The article even pursues an angle that plays up the role of text. It discusses the incremental additional pain for a spouse who confronts text instead of mere rumor. (That is the note on which the article ends).
And so I came to my conclusion: The journalist is anticipating one of two readers. One type of reader is a victim of an affair. The second reader, and probably more common, is the sympathetic friend of somebody who was a victim.
Back to the main point. What does this say about the online world? Take a couple steps away from that observation about sympathy for the victim. From the perspective of the victim, it is hard to find little wrong with the erosion of privacy. It catches philanderers, after all.
To be sure, the article makes no explicit judgment about whether the philanderers deserved their fate, but the embarrassment and scandal that comes with these titillating stories implies judgment, as does the sympathy for the victim.
In short, the philanderers got caught and the lack of privacy served this purpose.
Any missing big points?
I read a lot of articles about the online world. Frankly, most articles about privacy online today do not stress the themes found in this one in the New York Times. Maybe that is because there are few affairs taking place online. Or, what is more likely, most articles stress the bad aspects of the erosion of privacy, and, unlike this article, have topics that lend themselves to stressing those bad aspects.

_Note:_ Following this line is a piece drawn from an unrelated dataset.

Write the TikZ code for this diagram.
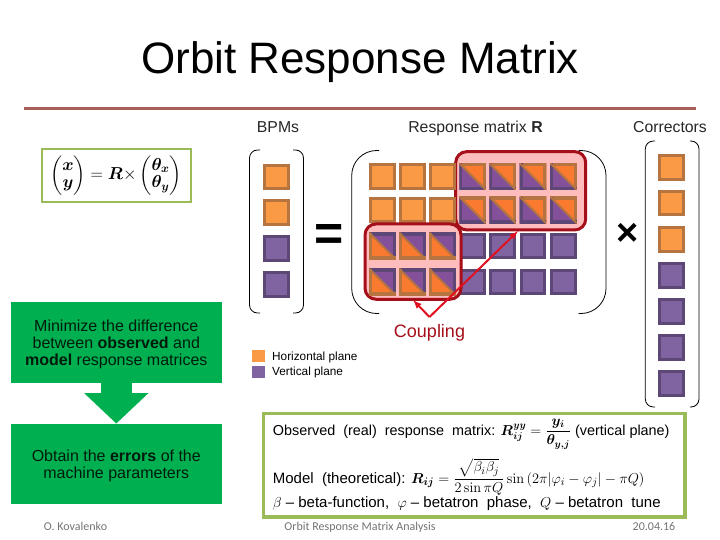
\documentclass[tikz,border=0pt]{standalone}
\usepackage[no-math]{fontspec}
\usepackage{amsmath}
\usepackage{amssymb}
\usepackage{bm}
\setmainfont{Liberation Sans}
\newfontfamily\footfont{Carlito}
\usetikzlibrary{arrows,arrows.meta}
\definecolor{cellorange}{HTML}{FA9A45}
\definecolor{edgeorange}{HTML}{B67540}
\definecolor{cellpurple}{HTML}{8064A2}
\definecolor{edgepurple}{HTML}{5C4777}
\definecolor{triorange}{HTML}{FA7A30}
\definecolor{tripurple}{HTML}{84509A}
\definecolor{blockred}{HTML}{A50F1A}
\definecolor{blockpink}{HTML}{FFBCBC}
\definecolor{linkred}{HTML}{E01020}
\definecolor{boxgreen}{HTML}{00B050}
\definecolor{eqgreen}{HTML}{9BBB59}
\definecolor{rulered}{HTML}{A85F5A}
\newcommand{\px}[2][1.05]{\fontsize{#2}{#1\dimexpr#2pt\relax}\selectfont}
\tikzset{
  every path/.style={line cap=butt},
  hcell/.style={draw=edgeorange,fill=cellorange,line width=3pt,minimum size=23.6pt,inner sep=0pt},
  vcell/.style={draw=edgepurple,fill=cellpurple,line width=3pt,minimum size=23.6pt,inner sep=0pt},
  mixcell/.style n args={4}{minimum size=26.6pt,inner sep=0pt,path picture={
    \fill[#1] (path picture bounding box.north west) -- (path picture bounding box.north east) -- (path picture bounding box.south east) -- cycle;
    \fill[#2] (path picture bounding box.north west) -- (path picture bounding box.south west) -- (path picture bounding box.south east) -- cycle;
    \draw[#3,line width=6pt] (path picture bounding box.north west) -- (path picture bounding box.north east) -- (path picture bounding box.south east);
    \draw[#4,line width=6pt] (path picture bounding box.north west) -- (path picture bounding box.south west) -- (path picture bounding box.south east);
    \draw[edgeorange,line width=2pt] (path picture bounding box.north west) -- (path picture bounding box.south east);}},
  hvcell/.style={mixcell={triorange}{tripurple}{edgeorange}{edgepurple}},
  vhcell/.style={mixcell={tripurple}{triorange}{edgepurple}{edgeorange}},
  redblock/.style={draw=blockred,fill=blockpink,line width=3pt,rounded corners=11pt,inner sep=0pt},
  bracket/.style={line width=0.8pt,rounded corners=#1},
  greenbox/.style={fill=boxgreen,inner sep=0pt,minimum width=210.7pt,minimum height=80.4pt,align=center,font=\px{16},text=black!85!boxgreen},
  head/.style={anchor=base,font=\px{15.8},text=black!85},
  formula/.style={anchor=base west,inner sep=0pt,font=\px{15}},
  keytext/.style={anchor=base west,font=\px{11.8},inner sep=0pt},
  foot/.style={anchor=base,font=\footfont\px{12},text=black!55}
}
\begin{document}
\begin{tikzpicture}[x=1pt,y=-1pt]
\useasboundingbox (0,0) rectangle (720,540);

\node [anchor=base,inner sep=0pt] (title) at (360,73.5) {\px{44}Orbit Response Matrix};
\coordinate (rulea) at (24,108.3);
\coordinate (ruleb) at (696,108.3);
\draw [rulered,line width=3pt] (rulea) -- (ruleb);

\node [head] (bpmlabel) at (278,132.5) {BPMs};
\node [head] (rlabel) at (475.5,132.5) {Response matrix \textbf{R}};
\node [head] (corrlabel) at (670,132.5) {Correctors};

\node [draw=eqgreen,line width=2pt,minimum width=149pt,minimum height=53pt,inner sep=0pt] (eqbox) at (116,175.5)
  {\px{16.5}$\begin{pmatrix}\bm{x}\\ \bm{y}\end{pmatrix}=\bm{R}{\times}\begin{pmatrix}\bm{\theta_x}\\ \bm{\theta_y}\end{pmatrix}$};

% left column
\node [greenbox] (minbox) at (116.3,342.5) {\rule{0pt}{15.5pt}Minimize the difference\\between \textbf{observed} and\\\textbf{model} response matrices};
\node [greenbox] (errbox) at (116.3,464) {\rule{0pt}{15.5pt}Obtain the \textbf{errors} of the\\machine parameters};
\draw [boxgreen,line width=30.4pt,-{Triangle[length=30.6pt,width=62.7pt]}] (minbox.south) -- (errbox.north);

% BPMs
\draw [bracket=8pt] (260,150) -- (249.5,150) -- (249.5,313) -- (260,313);
\draw [bracket=8pt] (293,150) -- (303.5,150) -- (303.5,313) -- (293,313);
\node [hcell] (bpma) at (276.7,177) {};
\node [hcell] (bpmb) at (276.7,212.5) {};
\node [vcell] (bpmc) at (276.7,248.5) {};
\node [vcell] (bpmd) at (276.7,284.3) {};

\node (equal) at (329,237.5) {\px{50}\textbf{=}};

% matrix
\draw [bracket=25pt] (379,150.5) -- (351.7,150.5) -- (351.7,313.5) -- (379,313.5);
\draw [bracket=25pt] (578.7,150.5) -- (606,150.5) -- (606,313.5) -- (578.7,313.5);
\node [redblock,minimum width=130pt,minimum height=78.3pt] (blocka) at (520.7,190.8) {};
\node [hcell] (ra) at (382.5,176.5) {};
\node [hcell] (rb) at (412.5,176.5) {};
\node [hcell] (rc) at (442.5,176.5) {};
\node [hvcell] (rd) at (472.6,176.5) {};
\node [hvcell] (re) at (502.6,176.5) {};
\node [hvcell] (rf) at (533,176.5) {};
\node [hvcell] (rg) at (563.5,176.5) {};
\node [hcell] (sa) at (382.5,210) {};
\node [hcell] (sb) at (412.5,210) {};
\node [hcell] (sc) at (442.5,210) {};
\node [hvcell] (sd) at (472.6,210) {};
\node [hvcell] (se) at (502.6,210) {};
\node [hvcell] (sf) at (533,210) {};
\node [hvcell] (sg) at (563.5,210) {};
\node [vcell] (td) at (472.6,246) {};
\node [vcell] (te) at (502.6,246) {};
\node [vcell] (tf) at (533,246) {};
\node [vcell] (tg) at (563.5,246) {};
\node [vcell] (ud) at (472.6,282) {};
\node [vcell] (ue) at (502.6,282) {};
\node [vcell] (uf) at (533,282) {};
\node [vcell] (ug) at (563.5,282) {};
\node [redblock,minimum width=96pt,minimum height=75.3pt] (blockb) at (413,261.6) {};
\node [vhcell] (ta) at (382.5,246) {};
\node [vhcell] (tb) at (412.5,246) {};
\node [vhcell] (tc) at (442.5,246) {};
\node [vhcell] (ua) at (382.5,282) {};
\node [vhcell] (ub) at (412.5,282) {};
\node [vhcell] (uc) at (442.5,282) {};

\coordinate (linkapex) at (429.5,317);
\coordinate (linka) at (413,300);
\coordinate (linkb) at (518,231);
\draw [linkred,line width=2pt,-latex] (linkapex) -- (linka);
\draw [linkred,line width=2pt,-latex] (linkapex) -- (linkb);
\node [anchor=base,font=\px{18},text=blockred] (coupling) at (429.5,337.3) {Coupling};

\node (times) at (628,234) {\px{38}\textbf{×}};

% correctors
\draw [bracket=8pt] (655,141) -- (645.3,141) -- (645.3,407) -- (655,407);
\draw [bracket=8pt] (690,141) -- (699,141) -- (699,407) -- (690,407);
\node [hcell] (cora) at (671.7,167.5) {};
\node [hcell] (corb) at (671.7,203) {};
\node [hcell] (corc) at (671.7,239.5) {};
\node [vcell] (cord) at (671.7,275.5) {};
\node [vcell] (core) at (671.7,311.5) {};
\node [vcell] (corf) at (671.7,347.5) {};
\node [vcell] (corg) at (671.7,383.5) {};

% legend
\node [fill=cellorange,minimum width=13pt,minimum height=12pt,inner sep=0pt] (hkey) at (258.5,356) {};
\node [fill=cellpurple,minimum width=13pt,minimum height=12pt,inner sep=0pt] (vkey) at (258.5,372) {};
\node [keytext] (htext) at (272,360.5) {Horizontal plane};
\node [keytext] (vtext) at (272,375.5) {Vertical plane};

% formulas
\node [draw=eqgreen,line width=3.5pt,minimum width=421.7pt,minimum height=103.7pt,inner sep=0pt] (formbox) at (474.2,465.2) {};
\node [formula,font=\px{14.4}] (forma) at (272.7,435) {Observed\ \ (real)\ \ response\ \ matrix: $\bm{R}_{\bm{ij}}^{\bm{yy}}=\dfrac{\bm{y_i}}{\bm{\theta_{y,j}}}$ (vertical plane)};
\node [formula] (formb) at (272.7,483) {Model\ \ (theoretical): $\bm{R_{ij}}=\dfrac{\sqrt{\beta_i\beta_j}}{2\sin\pi Q}\sin\,(2\pi|\varphi_i-\varphi_j|-\pi Q)$};
\node [formula] (formc) at (272.7,507.7) {$\beta$ -- beta-function,\ \ $\varphi$ -- betatron\ \ phase,\ \ $Q$ -- betatron\ \ tune};

\node [foot] (foota) at (75.5,530) {O. Kovalenko};
\node [foot] (footb) at (360,530) {Orbit Response Matrix Analysis};
\node [foot] (footc) at (654,530) {20.04.16};
\end{tikzpicture}
\end{document}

More precisely, the most common articles stress the unanticipated consequences of the erosion of privacy.
The standard examples have become almost a cliche of modern life:
* Somebody at work wrote an email critical of their boss and forwarded it to everyone, cc:ing their boss at the same time;
* A social networking site let users know about products for which they recently searched, but this ended up spoiling the surprise behind a gift for a friend;
* And (my favorite) police caught someone for petty theft and the police simply went to their Facebook page to find their other friends, some of whom looked just like the other suspects seen fleeing the scene of the crime.
Yet, the article in the New York Times definitely does not build on this more familiar theme. It does not imply, for example, that the philanderers were unwitting victims of the new rules of new technology.
Of course, it is obvious why not. No major newspaper in the country would publish an article with such a theme. Philanderers never are the good guys in US newspapers.
Look, I am not arguing that US newspapers should make philandering a forgivable sin. I am observing, however, that focusing on the salacious examples distracts the reader from the bigger theme.
In short, we should think about human affairs, not simply sexual affairs. These examples represents a piece of a bigger trend across society.
Getting beyond the salacious
If we look beyond the salacious, what do we find?
First, as I have said in other posts about messaging by soccer moms, the bigger theme lies in the mundane every day uses of information technology. Look at every day social interaction using information technology.
What do we find? Our digital era has one major design feature: it lacks an undo button. That is, it is increasingly expensive to hide personal history.
The lack of an undo button, by itself, leads to all sorts of unexpected events and consequences. And some of those issues are evident in these stories about online affairs.
But for most people such salacious events are irrelevant. The more common experience happens at soccer games, at school events, while driving, while searching, on social web sites, and in a multitude of minor little ways.
Let’s go beyond that. The lack of an undo button interacts with the second major design feature of our era: pervasive social experimentation involving the Internet.
By itself, experimentation also would lead to new issues and events, but so what? In general, life is full of experimentation, so that too does not seem so outrageous.
What is outrageous? Well, the lack of choice. Unless you want to live like an outcast or the Amish, it is increasingly expensive to raise barriers against interacting with others online. There is no selective opting in or out of the experimenting in modern life. A functional modern life involves interacting with the new technology and with others’ use of the new technology, like it or not.
It is the combination of no opt-out and no undo button that really leads to odd and/or interesting places. We all are stuck in a world of experimenting with no way out and no reversibility. Marc Rotenberg’s little advice notwithstanding, in this world it is impossible to forecast all the consequences or evade them. Almost by definition, tomorrow will bring new events and surprises, and we have no choice but to adjust.
So here is my larger point. I do not file this story about texting by philanderers under “what were they thinking?” Rather, I file it under “another human activity reshaped by the Internet.” As with the reshaping of many aspects of human affairs, the online world also has changed the conduct of sexual affairs.
Here is another way to say it. The online world has begun to intrude on every archetype of human activity. No surprise, it has also intruded on sexual affairs, another human activity that has been around for quite some time.
And the experiment is far from over. We are not done yet with the unexpected and unwitting consequences.